In most states, including Michigan, redistricting process, and the party that holds the most power calls the shots. By federal law, each district is to have a similar population and cannot discriminate on the basis of race or ethnicity.
Beyond that, there are few restrictions.
Ideally, political lines would be drawn so that people in the same community have the same representative or senator (contiguous) and so that neither Democrats or Republicans would have an undue advantage (competitive). And in areas where the populace is heavily for one party or the other anyway, this is often the case. Take a look at this example, Michigan’s 80th and 82nd House districts, which are both in heavily Republican areas. Note the regular, rectangular shapes that don’t cut through cities or other population centers.
But what happens in more contentious areas? The party redrawing districts will often carve up the geography in order to give themselves an advantage. The result is bizarrely shaped districts carefully designed to put a party that would normally have a competitive chance a disadvantage. Take a look at Michigan’s 76th House District, which is one of the most heavily gerrymandered political districts in the state.
Ironically, the 76th House District is almost a mirror image for the district that gave gerrymandering its name, the Massachusetts 1812 redistricting map, signed into law by then-Gov. Elbridge Gerry.
So what can be done?
Our next opportunity for redistricting is after the 2020 census, which makes the 2020 elections incredibly important.

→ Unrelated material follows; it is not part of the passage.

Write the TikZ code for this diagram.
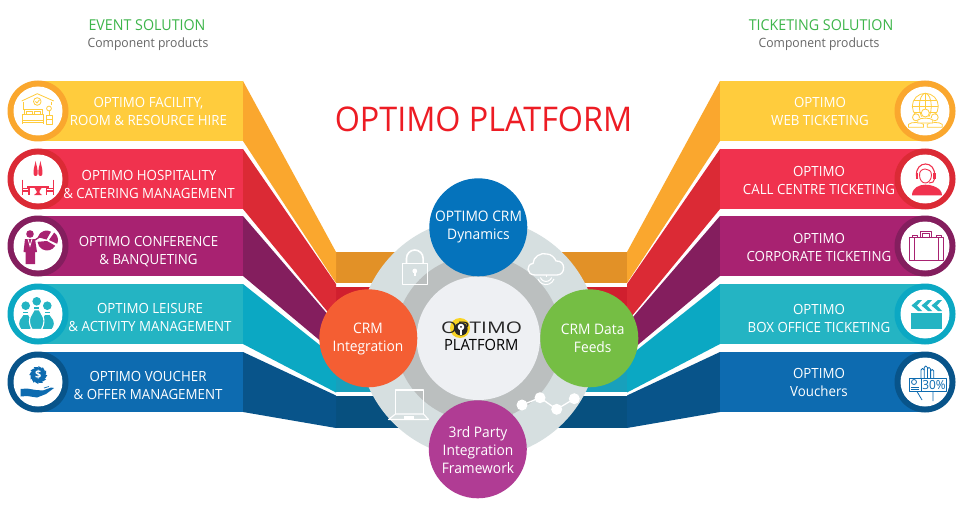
\documentclass[tikz,border=0pt]{standalone}
\usepackage{fontspec}
\setmainfont{Open Sans}
\newfontfamily\narrowfont[FakeStretch=0.95]{Open Sans}
\newfontfamily\logofont[FakeStretch=1.3]{Open Sans}
\usetikzlibrary{calc}
\definecolor{yband}{HTML}{FFCC3D}\definecolor{yside}{HTML}{FAA72E}\definecolor{yfront}{HTML}{E29127}
\definecolor{rband}{HTML}{F0324E}\definecolor{rside}{HTML}{DB2A35}\definecolor{rfront}{HTML}{D01F2E}
\definecolor{pband}{HTML}{A82271}\definecolor{pside}{HTML}{841E5E}\definecolor{pfront}{HTML}{7A1C58}
\definecolor{tband}{HTML}{24B4C3}\definecolor{tside}{HTML}{0BA8C3}\definecolor{tfront}{HTML}{18A0BC}
\definecolor{bband}{HTML}{0D6BB0}\definecolor{bside}{HTML}{08548A}\definecolor{bfront}{HTML}{07507F}
\definecolor{headgreen}{HTML}{3DB54A}\definecolor{headgray}{HTML}{666666}
\definecolor{titlered}{HTML}{ED1C24}
\definecolor{ringouter}{HTML}{D6DFE0}\definecolor{ringmid}{HTML}{BBBFBF}\definecolor{ringinner}{HTML}{EEF0F3}
\definecolor{sattop}{HTML}{0573BC}\definecolor{satleft}{HTML}{F45E33}\definecolor{satright}{HTML}{75BE44}\definecolor{satbottom}{HTML}{B03C94}
\definecolor{logoyellow}{HTML}{F9D423}
\tikzset{
  bandtext/.style={text=white,align=center,font=\narrowfont\fontsize{14}{18}\selectfont,inner sep=0pt},
  sattext/.style={text=white,align=center,font=\narrowfont\fontsize{14.5}{18}\selectfont,inner sep=0pt},
  headtitle/.style={text=headgreen,font=\narrowfont\fontsize{15}{17}\selectfont,inner sep=0pt},
  headsub/.style={text=headgray,font=\narrowfont\fontsize{12.8}{15}\selectfont,inner sep=0pt},
  iconline/.style={line width=0.8pt,line join=round},
}
\begin{document}
\begin{tikzpicture}[x=1pt,y=-1pt]
\useasboundingbox (0,0) rectangle (960,505);
\fill[white] (0,0) rectangle (960,505);
% ribbons, left then mirrored
\foreach \m/\xs/\xf in {0/0pt/1,1/963pt/-1}{
\begin{scope}[xshift=\xs,xscale=\xf]
\foreach \t/\st/\sb/\ft/\fb/\cc in {
  81/252/283/252/283/y,
  149/284/322/287/322/r,
  216/324/354/324/354/p,
  284/358/392.5/358/392/t,
  352/395.5/428/395.5/428/b}{
  \fill[\cc front] (336,\ft) rectangle (440,\fb);
  \fill[\cc side] (243,\t) -- (336,\st) -- (336,\sb) -- (243,\t+60) -- cycle;
  \fill[\cc band] (38,\t) rectangle (243,\t+60);
  \fill[\cc side] (38,\t+30) circle[radius=30.5];
  \fill[white] (38,\t+30) circle[radius=24.5];
}
\end{scope}}
% titles
\node[headtitle] (evt) at (147,25) {EVENT SOLUTION};
\node[headsub] (evtsub) at (148,44.5) {Component products};
\node[headtitle] (tkt) at (821,25) {TICKETING SOLUTION};
\node[headsub] (tktsub) at (819,44.5) {Component products};
\node[text=titlered,font=\narrowfont\fontsize{34}{36}\selectfont,inner sep=0pt] (title) at (483.5,119) {OPTIMO PLATFORM};
% band labels
\node[bandtext] (l1) at (148.5,111) {OPTIMO FACILITY,\\ROOM \& RESOURCE HIRE};
\node[bandtext] (l2) at (149,184.5) {OPTIMO HOSPITALITY\\\& CATERING MANAGEMENT};
\node[bandtext] (l3) at (148.5,252) {OPTIMO CONFERENCE\\\& BANQUETING};
\node[bandtext] (l4) at (150,317) {OPTIMO LEISURE\\\& ACTIVITY MANAGEMENT};
\node[bandtext] (l5) at (148,385) {OPTIMO VOUCHER\\\& OFFER MANAGEMENT};
\node[bandtext] (r1) at (820,111) {OPTIMO\\WEB TICKETING};
\node[bandtext] (r2) at (819,180.5) {OPTIMO\\CALL CENTRE TICKETING};
\node[bandtext] (r3) at (819,247) {OPTIMO\\CORPORATE TICKETING};
\node[bandtext] (r4) at (819,318) {OPTIMO\\BOX OFFICE TICKETING};
\node[bandtext] (r5) at (819,382) {OPTIMO\\Vouchers};
% hub
\fill[ringouter] (478.3,338.3) circle[radius=120];
\fill[ringmid] (478.3,338.3) circle[radius=83];
\fill[ringinner] (478.3,338.3) circle[radius=61.7];
\fill[sattop] (478.3,227.3) circle[radius=49];
\fill[satleft] (368.3,338.3) circle[radius=49];
\fill[satright] (589.3,338.3) circle[radius=49];
\fill[satbottom] (477.8,449.3) circle[radius=49];
\node[sattext] (s1) at (478.5,227) {OPTIMO CRM\\Dynamics};
\node[sattext] (s2) at (368,339) {CRM\\Integration};
\node[sattext] (s3) at (592.7,338) {CRM Data\\Feeds};
\node[sattext] (s4) at (478,450) {3rd Party\\Integration\\Framework};
% logo
\fill[logoyellow] (460,328) circle[radius=10];
\node[text=black!85,font=\logofont\fontsize{16}{18}\selectfont,inner sep=0pt] (logo) at (481.5,328) {OPTIMO};
\fill[black!85] (461,329) circle[radius=6.6];
\fill[white] (461,327) circle[radius=3.3];
\fill[white] (459.9,327) rectangle (462.1,335);
\fill[black!85] (461,326.8) circle[radius=1];
\node[text=black,font=\narrowfont\fontsize{15.5}{18}\selectfont,inner sep=0pt] (plat) at (481.3,344.5) {PLATFORM};
% lock
\draw[white,line width=1.1pt,line join=round] (402.3,263.3) rectangle (427.3,284.3);
\draw[white,line width=1.6pt] (406.5,263) -- (406.5,258.3) arc[start angle=180,end angle=360,radius=8.3] -- (423.1,263);
\fill[white] (414.8,271) circle[radius=2.4];
\fill[white] (413.6,271) rectangle (416,276);
% cloud
\draw[white,line width=1.3pt,line join=round] (535,275) .. controls (526,275) and (526,264) .. (533,263.5) .. controls (533,257) and (541,252) .. (547,254) .. controls (551,254) and (555,258) .. (556,261) .. controls (566,260) and (566,275) .. (557,275) -- cycle;
\draw[white,line width=1pt] (546,277) -- (546,275);
\draw[white,line width=1pt] (540.4,277.5) arc[start angle=160,end angle=20,radius=6];
\draw[white,line width=1pt] (538,279) arc[start angle=160,end angle=20,radius=8.5];
% laptop
\draw[white,line width=1.1pt,line join=round] (395.5,414) -- (395.5,390) -- (423.5,390) -- (423.5,414);
\draw[white,line width=1.1pt,line join=round] (395.5,414) -- (423.5,414) -- (428.5,419.5) -- (388.5,419.5) -- cycle;
\fill[white] (404,416) rectangle (414,419);
% network
\draw[white,line width=1.3pt] (522,405) -- (540,397.7) -- (556.7,409.3) -- (574.3,398.7);
\foreach \nx/\ny in {522/405,540/397.7,556.7/409.3,574.3/398.7}{\fill[white] (\nx,\ny) circle[radius=5.5];}
% icon hotel
\begin{scope}[draw=yband,iconline]
\draw (21.7,101) -- (37.3,93.7) -- (53.7,101);
\draw (23.5,102) -- (23.5,110);
\draw (51.5,102) -- (51.5,105);
\draw (37.3,101.5) circle[radius=3.8];
\draw (35.5,101.5) -- (37,103) -- (39.5,99.8);
\draw (24.5,114) -- (24.5,109) -- (42,109) -- (42,114);
\draw (26.5,114) rectangle (32,111);
\draw (34,114) rectangle (40,111);
\draw (22.5,114) rectangle (43.5,120);
\draw (22.5,120) -- (22.5,124.5) (43.5,120) -- (43.5,124.5) (22.5,122) -- (43.5,122);
\draw (49,108.5) circle[radius=2.4];
\draw (49,111) -- (49,115);
\draw (46,115.5) rectangle (52.5,124.5);
\draw (46,119.5) -- (52.5,119.5);
\end{scope}
% icon hospitality
\fill[rband] (35.6,161) .. controls (36.5,166) and (38,169) .. (37.6,174) arc[start angle=0,end angle=180,radius=2] .. controls (33.2,169) and (34.7,166) .. (35.6,161) -- cycle;
\fill[rband] (40.4,161) .. controls (41.3,166) and (42.8,169) .. (42.4,174) arc[start angle=0,end angle=180,radius=2] .. controls (38,169) and (39.5,166) .. (40.4,161) -- cycle;
\fill[rband] (26.7,185.7) rectangle (49,188.3);
\fill[rband] (34.5,188) -- (41.5,188) -- (39.5,191) -- (39.5,193) -- (42,195) -- (34,195) -- (36.5,193) -- (36.5,191) -- cycle;
\draw[rband,line width=1.2pt] (22.5,179.7) -- (22.5,195) (22.5,188.5) -- (29,188.5) -- (29,195) (22.5,191) -- (29,191);
\draw[rband,line width=1.2pt] (53.2,179.7) -- (53.2,195) (53.2,188.5) -- (46.7,188.5) -- (46.7,195) (53.2,191) -- (46.7,191);
% icon conference
\fill[pband] (30,234) circle[radius=3.8];
\fill[pband] (25,239) -- (35,239) -- (37,252) -- (35,252) -- (35,264) -- (25.5,264) -- (25.5,252) -- (23.5,252) -- cycle;
\draw[white,line width=0.8pt] (28,239) -- (30,246) -- (32,239);
\draw[pband,line width=1.3pt] (35,240) -- (41,236);
\fill[pband] (47,241) -- ++(30:9.5) arc[start angle=30,end angle=175,radius=9.5] -- cycle;
\fill[pband] (46.5,239.5) -- ++(195:9) arc[start angle=195,end angle=300,radius=9] -- cycle;
\fill[pband] (49,240) -- ++(305:9) arc[start angle=305,end angle=385,radius=9] -- cycle;
% icon bowling
\foreach \px/\py/\pb in {25.7/305.7/24,47.3/305.7/24,36.7/301.3/28}{
  \fill[tband] (\px,\py) circle[radius=4.3];
  \fill[tband] (\px-2.3,\py+5.8) rectangle (\px+2.3,\py+7.2);
  \filldraw[fill=tband,draw=white,line width=1.1pt] (\px-2.6,\py+8.5) .. controls (\px-3.5,\py+12) and (\px-11,\py+\pb*0.6) .. (\px-4.8,\py+\pb) -- (\px+4.8,\py+\pb) .. controls (\px+11,\py+\pb*0.6) and (\px+3.5,\py+12) .. (\px+2.6,\py+8.5) -- cycle;
}
% icon voucher left
\fill[bband] \foreach \a in {0,30,...,330}{ (38.3,375) ++(\a:9) -- ++(\a+120:4) -- (38.3,375) -- cycle };
\fill[bband] (38.3,375) circle[radius=7.3];
\node[text=white,font=\fontsize{11}{12}\selectfont\bfseries,inner sep=0pt] (dollar) at (38.3,375) {\$};
\fill[bband] (20.7,389) -- (27,388.5) -- (36,390) -- (43,390.5) -- (51,387.5) -- (54,388) -- (46,394) -- (37,397.5) -- (27,396) -- (20.7,396.5) -- cycle;
\draw[bband,line width=0.7pt] (44,388) -- (49,386.5);
% icon globe
\begin{scope}[draw=yband,line width=0.8pt]
\draw (925.3,106.3) circle[radius=13];
\draw (925.3,106.3) ellipse[x radius=6,y radius=13];
\draw (925.3,93.3) -- (925.3,119.3) (912.3,106.3) -- (938.3,106.3) (914,100) -- (936.6,100) (914,112.6) -- (936.6,112.6);
\foreach \hx/\hy/\hr in {916/117.3/3.5,934.7/117.3/3.5,925.3/113/4}{
  \fill[white] (\hx-8,\hy+10.5) -- (\hx-8,\hy+6) -- (\hx,\hy+2) -- (\hx+8,\hy+6) -- (\hx+8,\hy+10.5) -- cycle;
  \filldraw[fill=white] (\hx,\hy) circle[radius=\hr];
  \draw[fill=white] (\hx-7.5,\hy+10) -- (\hx-7.5,\hy+7) .. controls (\hx-5,\hy+4.5) and (\hx+5,\hy+4.5) .. (\hx+7.5,\hy+7) -- (\hx+7.5,\hy+10) -- cycle;
}
\end{scope}
% icon headset
\draw[rband,line width=1.1pt] (916.5,176) .. controls (915,160) and (936,160) .. (934.5,176);
\draw[rband,line width=0.9pt] (919.5,175) .. controls (919,167) and (931.5,167) .. (931.5,175) .. controls (931.5,180) and (928,183) .. (925.5,183) .. controls (922,183) and (919.5,180) .. (919.5,175);
\fill[rband] (915.5,173) rectangle (918,179);
\fill[rband] (933,173) rectangle (935.5,179);
\draw[rband,line width=1pt] (934.5,179) .. controls (934.5,182) and (932,183) .. (929,183);
\fill[rband] (912,195.3) .. controls (912,188) and (919,184.7) .. (925.3,184.7) .. controls (932,184.7) and (942,188) .. (942,195.3) -- cycle;
% icon briefcase
\begin{scope}[draw=pband,line width=1pt,line join=round]
\draw (909.5,237.5) rectangle (943.7,260);
\draw (914.7,237.5) -- (914.7,260) (938.2,237.5) -- (938.2,260);
\draw (920.3,237.5) -- (920.3,231.5) -- (931.5,231.5) -- (931.5,237.5) (922.5,237.5) -- (922.5,233.5) -- (929.3,233.5) -- (929.3,237.5);
\draw (912,237.5) -- (912,235.5) -- (917,235.5) -- (917,237.5);
\draw (936,237.5) -- (936,235.5) -- (941,235.5) -- (941,237.5);
\end{scope}
% icon clapper
\fill[tband] (911.3,312.5) rectangle (942,329);
\foreach \cx in {911.5,921.5,931.5}{
  \fill[tband] (\cx,305.5) -- (\cx+6.5,300) -- (\cx+10.5,300) -- (\cx+5.5,305.5) -- (\cx+10.5,311) -- (\cx+6.5,311) -- cycle;
}
% icon voucher right
\begin{scope}[draw=bband,line width=0.8pt,line join=round]
\draw (921,378) -- (921,370) arc[start angle=180,end angle=360,radius=1.6] -- (924.2,378);
\draw (924.2,370) -- (924.2,367.5) arc[start angle=180,end angle=360,radius=1.6] -- (927.4,378);
\draw (927.4,369) arc[start angle=180,end angle=360,radius=1.6] -- (930.6,378);
\draw (930.6,371) arc[start angle=180,end angle=360,radius=1.6] -- (933.8,378);
\draw (909.5,378) rectangle (946.5,391.5);
\draw (914,382) circle[radius=2.5];
\draw (921,378) -- (921,391.5);
\draw (911,387) -- (919,387) (911,389.5) -- (919,389.5);
\draw (917,391.5) -- (922,400) (933,391.5) -- (933,401);
\end{scope}
\node[text=bband,font=\narrowfont\fontsize{12.5}{12}\selectfont,inner sep=0pt] (off) at (934,385) {30\%};
\end{tikzpicture}
\end{document}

If any changes are to be made, we need a state legislature full of leaders who want to end political redistricting.
But that is not enough. While redrawing a map so that it heavily favors Democrats is an understandable wish, in truth, our democracy is best served by fair boundary lines for all.
Sound impossible? It isn’t. Some states, such as Arizona and Iowa, have adopted nonpartisan redistricting processes. Instead of being determined by politicians, in these states, the lines are drawn by nonpartisan boards that are tasked with drawing districts that are contiguous and competitive.
A similar proposal has been brought up in the Michigan legislature by Rep. Jon Hoadley (D) of Kalamazoo and Jeremy Moss (D) of Southfield. While the measure failed in the past session, it’s likely to be introduced again.